Even if the Dolphins have consistent success on the ground, hopefully we see Dan Henning let Henne take some shots at the endzone once Miami moves the ball to the Cincinnati redzone. The Dolphins should have learned their lesson last week. You can't settle for field goals and win in this league. Yes, you have to take the points once you hit fourth down under most circumstances, but the redzone struggles is what is currently holding this Dolphins' offense back.
I would be willing to bet this offense ranks in the top ten by year's end in total offensive yardage. But unless they improve in the redzone and put more points on the board, all of that won't matter a whole lot, because it likely won't lead to any more wins. Besides giving Henne a true go-to threat, I was especially excited about this team's redzone potential once they acquired Brandon Marshall.
How many fade routes to the corner of the endzone have we seen thrown Marshall's way?
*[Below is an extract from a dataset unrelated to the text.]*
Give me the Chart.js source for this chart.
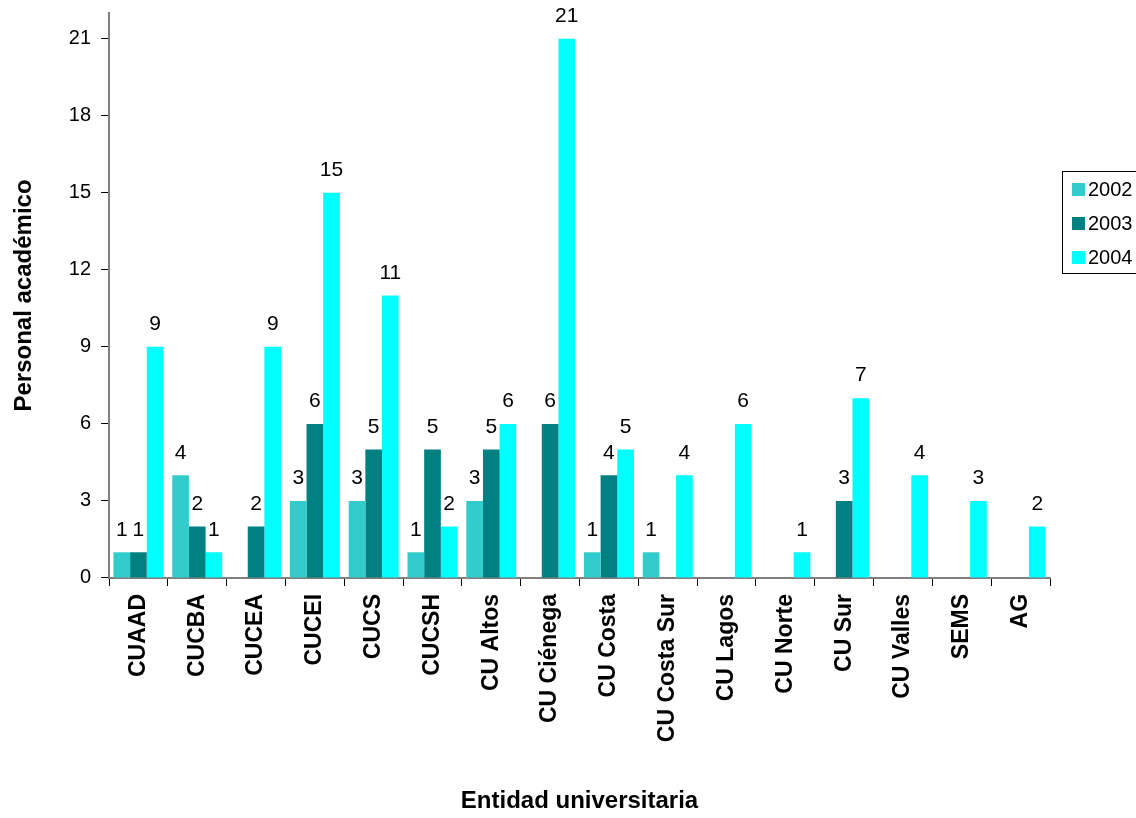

There was that back shoulder throw that was slightly off the mark last week against the Steelers, but other that, it seems like the Dolphins have been using Marshall as more of a decoy than anything near the goal line. That needs to change in a hurry. Marshall is too big of target to only have one touchdown on the season.
One thing to be very optimistic about, though, is the lack of a Bengal pass rush. They have only registered six sacks collectively so far, which is fewer than Cameron Wake all by himself. When you add that to the fact the Dolphins' offensive line has been very effective in pass protection, Henne should have plenty of time to scan the field on Sunday.